▸ **Short problem**
Could the lines from the start of the data through the line with "volt_zero, cur_zero, filt_zero = 3.0, 1.0, -2.0" be set down exactly, with no pictures among them?

▸ **Dataset extract**
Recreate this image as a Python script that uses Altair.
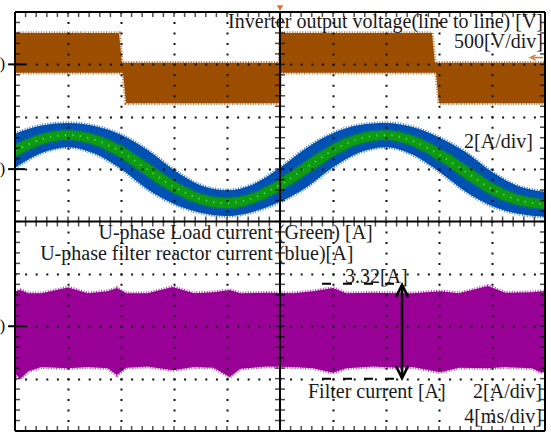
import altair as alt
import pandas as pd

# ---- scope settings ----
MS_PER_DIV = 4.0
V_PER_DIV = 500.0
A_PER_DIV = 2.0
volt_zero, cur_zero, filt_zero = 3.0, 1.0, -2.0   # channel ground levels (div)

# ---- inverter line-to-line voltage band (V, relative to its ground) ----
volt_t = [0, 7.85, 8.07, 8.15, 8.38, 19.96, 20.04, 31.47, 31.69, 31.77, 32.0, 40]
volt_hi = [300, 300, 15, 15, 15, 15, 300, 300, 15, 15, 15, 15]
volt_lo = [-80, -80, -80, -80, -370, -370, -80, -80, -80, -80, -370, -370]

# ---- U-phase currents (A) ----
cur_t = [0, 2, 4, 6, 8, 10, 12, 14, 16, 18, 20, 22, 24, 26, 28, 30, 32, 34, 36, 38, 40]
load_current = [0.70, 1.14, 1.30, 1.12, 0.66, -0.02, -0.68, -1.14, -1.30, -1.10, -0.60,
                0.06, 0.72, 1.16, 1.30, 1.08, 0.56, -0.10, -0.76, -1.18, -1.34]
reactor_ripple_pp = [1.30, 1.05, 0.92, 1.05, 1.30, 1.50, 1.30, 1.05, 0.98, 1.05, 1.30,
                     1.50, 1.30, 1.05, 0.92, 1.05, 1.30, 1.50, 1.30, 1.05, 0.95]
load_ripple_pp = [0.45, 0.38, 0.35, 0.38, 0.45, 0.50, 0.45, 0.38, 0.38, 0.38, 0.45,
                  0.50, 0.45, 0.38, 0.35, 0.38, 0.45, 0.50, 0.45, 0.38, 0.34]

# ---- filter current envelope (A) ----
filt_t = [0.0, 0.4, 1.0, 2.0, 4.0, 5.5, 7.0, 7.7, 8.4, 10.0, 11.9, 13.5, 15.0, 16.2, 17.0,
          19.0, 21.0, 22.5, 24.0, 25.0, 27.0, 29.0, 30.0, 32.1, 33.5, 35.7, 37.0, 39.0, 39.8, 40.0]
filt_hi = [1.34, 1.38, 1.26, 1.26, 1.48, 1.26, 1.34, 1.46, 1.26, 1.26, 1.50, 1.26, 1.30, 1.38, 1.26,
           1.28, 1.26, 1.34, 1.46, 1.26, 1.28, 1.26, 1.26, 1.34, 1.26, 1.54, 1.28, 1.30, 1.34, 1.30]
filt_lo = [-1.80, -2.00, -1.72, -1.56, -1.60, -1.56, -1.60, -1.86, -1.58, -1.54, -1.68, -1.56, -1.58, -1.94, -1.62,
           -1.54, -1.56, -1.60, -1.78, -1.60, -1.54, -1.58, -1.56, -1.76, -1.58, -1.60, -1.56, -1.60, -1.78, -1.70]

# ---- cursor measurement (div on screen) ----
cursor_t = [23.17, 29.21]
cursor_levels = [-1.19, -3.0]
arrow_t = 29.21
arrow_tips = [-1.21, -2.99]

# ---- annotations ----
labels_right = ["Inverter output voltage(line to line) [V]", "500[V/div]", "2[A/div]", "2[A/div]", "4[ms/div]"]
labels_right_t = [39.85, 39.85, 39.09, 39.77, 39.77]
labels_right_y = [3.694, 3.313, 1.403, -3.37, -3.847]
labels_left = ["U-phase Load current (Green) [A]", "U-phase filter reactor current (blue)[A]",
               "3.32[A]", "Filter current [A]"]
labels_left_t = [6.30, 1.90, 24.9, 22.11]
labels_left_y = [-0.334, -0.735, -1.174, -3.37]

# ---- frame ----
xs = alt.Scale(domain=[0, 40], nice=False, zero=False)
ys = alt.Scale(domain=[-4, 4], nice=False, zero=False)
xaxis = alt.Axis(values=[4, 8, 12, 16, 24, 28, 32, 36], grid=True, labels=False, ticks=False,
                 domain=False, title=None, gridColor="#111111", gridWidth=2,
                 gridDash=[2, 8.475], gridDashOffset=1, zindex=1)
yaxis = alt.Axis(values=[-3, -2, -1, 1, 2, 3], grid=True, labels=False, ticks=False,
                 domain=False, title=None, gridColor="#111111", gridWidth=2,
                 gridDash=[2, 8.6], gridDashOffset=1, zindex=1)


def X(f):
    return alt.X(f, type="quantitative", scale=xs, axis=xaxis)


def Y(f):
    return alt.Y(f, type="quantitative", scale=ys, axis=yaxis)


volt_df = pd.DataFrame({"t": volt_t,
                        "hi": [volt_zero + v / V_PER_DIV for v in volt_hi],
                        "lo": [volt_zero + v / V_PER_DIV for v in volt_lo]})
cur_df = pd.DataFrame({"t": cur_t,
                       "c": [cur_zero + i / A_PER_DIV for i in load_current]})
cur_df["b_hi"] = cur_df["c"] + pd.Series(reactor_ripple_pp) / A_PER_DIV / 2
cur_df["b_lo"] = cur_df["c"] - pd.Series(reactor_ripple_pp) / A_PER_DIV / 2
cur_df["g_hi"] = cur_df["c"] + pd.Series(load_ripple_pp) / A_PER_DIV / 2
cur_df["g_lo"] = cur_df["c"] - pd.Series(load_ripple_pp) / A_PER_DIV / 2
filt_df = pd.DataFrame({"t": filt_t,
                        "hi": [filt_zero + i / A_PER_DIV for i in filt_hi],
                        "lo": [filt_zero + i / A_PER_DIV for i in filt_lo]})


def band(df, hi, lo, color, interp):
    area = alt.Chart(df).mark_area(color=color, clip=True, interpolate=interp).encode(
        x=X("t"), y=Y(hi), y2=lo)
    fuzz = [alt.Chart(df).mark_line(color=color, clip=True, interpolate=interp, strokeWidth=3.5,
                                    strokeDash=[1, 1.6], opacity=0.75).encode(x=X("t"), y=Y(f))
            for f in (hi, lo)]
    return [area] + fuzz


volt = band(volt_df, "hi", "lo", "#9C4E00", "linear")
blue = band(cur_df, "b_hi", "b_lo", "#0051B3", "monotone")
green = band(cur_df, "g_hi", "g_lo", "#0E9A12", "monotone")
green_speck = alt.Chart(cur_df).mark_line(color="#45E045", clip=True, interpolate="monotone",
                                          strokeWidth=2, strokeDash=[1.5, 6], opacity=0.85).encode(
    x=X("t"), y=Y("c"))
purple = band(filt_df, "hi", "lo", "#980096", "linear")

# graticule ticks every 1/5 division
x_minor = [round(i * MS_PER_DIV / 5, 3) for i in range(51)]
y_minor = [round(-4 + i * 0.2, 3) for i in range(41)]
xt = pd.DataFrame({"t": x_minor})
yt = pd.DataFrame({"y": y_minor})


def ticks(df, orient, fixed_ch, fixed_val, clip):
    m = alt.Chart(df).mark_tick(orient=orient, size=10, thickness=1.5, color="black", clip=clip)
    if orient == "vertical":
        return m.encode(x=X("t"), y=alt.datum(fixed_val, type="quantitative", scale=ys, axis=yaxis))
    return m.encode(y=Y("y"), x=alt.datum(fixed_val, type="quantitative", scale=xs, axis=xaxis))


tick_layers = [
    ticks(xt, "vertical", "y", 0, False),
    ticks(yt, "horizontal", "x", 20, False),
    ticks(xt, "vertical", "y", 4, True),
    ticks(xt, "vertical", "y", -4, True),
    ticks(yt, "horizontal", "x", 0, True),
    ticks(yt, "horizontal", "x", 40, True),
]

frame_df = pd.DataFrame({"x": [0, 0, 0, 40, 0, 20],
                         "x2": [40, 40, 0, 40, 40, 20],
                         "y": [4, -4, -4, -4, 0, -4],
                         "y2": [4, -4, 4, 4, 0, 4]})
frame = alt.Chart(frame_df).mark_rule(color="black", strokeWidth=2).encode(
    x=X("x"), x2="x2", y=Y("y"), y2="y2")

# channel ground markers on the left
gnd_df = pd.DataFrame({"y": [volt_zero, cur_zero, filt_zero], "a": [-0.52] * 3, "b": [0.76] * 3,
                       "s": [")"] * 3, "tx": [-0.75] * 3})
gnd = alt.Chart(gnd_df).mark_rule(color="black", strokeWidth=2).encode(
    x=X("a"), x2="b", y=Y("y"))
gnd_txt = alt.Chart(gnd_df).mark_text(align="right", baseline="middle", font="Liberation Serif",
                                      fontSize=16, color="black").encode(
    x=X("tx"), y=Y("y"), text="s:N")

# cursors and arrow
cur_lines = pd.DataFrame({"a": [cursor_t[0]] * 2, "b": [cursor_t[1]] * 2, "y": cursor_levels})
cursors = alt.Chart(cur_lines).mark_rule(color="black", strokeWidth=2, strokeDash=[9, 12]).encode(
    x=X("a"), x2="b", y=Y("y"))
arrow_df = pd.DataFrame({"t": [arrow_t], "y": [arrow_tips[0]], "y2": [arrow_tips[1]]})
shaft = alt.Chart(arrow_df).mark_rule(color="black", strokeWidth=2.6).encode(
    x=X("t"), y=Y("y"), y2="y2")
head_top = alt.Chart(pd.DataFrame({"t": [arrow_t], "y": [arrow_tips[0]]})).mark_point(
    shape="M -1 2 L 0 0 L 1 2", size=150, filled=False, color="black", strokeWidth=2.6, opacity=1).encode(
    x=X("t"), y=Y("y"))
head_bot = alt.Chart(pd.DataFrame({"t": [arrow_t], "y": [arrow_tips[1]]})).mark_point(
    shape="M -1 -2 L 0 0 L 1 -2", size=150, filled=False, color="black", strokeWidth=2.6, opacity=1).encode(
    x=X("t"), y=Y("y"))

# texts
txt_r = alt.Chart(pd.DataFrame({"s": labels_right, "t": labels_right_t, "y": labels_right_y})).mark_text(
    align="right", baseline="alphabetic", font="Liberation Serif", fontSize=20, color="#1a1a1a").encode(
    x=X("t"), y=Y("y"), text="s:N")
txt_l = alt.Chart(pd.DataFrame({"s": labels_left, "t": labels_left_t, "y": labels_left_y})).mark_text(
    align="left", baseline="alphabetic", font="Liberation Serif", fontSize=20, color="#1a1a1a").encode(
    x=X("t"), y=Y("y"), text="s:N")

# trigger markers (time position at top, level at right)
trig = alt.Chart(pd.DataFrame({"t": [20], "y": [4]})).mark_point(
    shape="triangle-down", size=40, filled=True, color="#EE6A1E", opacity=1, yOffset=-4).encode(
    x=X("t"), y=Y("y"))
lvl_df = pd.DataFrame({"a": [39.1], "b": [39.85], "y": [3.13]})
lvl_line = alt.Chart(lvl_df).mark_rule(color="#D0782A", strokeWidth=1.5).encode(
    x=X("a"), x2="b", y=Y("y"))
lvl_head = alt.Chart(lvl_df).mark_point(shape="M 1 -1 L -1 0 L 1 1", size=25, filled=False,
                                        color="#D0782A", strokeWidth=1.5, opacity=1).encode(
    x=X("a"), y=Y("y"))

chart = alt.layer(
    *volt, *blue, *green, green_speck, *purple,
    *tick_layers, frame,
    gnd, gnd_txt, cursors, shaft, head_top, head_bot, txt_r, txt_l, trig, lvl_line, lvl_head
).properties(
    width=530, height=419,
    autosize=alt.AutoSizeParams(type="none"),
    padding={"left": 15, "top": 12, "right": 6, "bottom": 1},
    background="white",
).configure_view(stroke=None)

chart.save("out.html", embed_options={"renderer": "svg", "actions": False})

▸ **Task result**
Recreate this image as a Python script that uses Altair.
import altair as alt
import pandas as pd

# ---- scope settings ----
MS_PER_DIV = 4.0
V_PER_DIV = 500.0
A_PER_DIV = 2.0
volt_zero, cur_zero, filt_zero = 3.0, 1.0, -2.0   # channel ground levels (div)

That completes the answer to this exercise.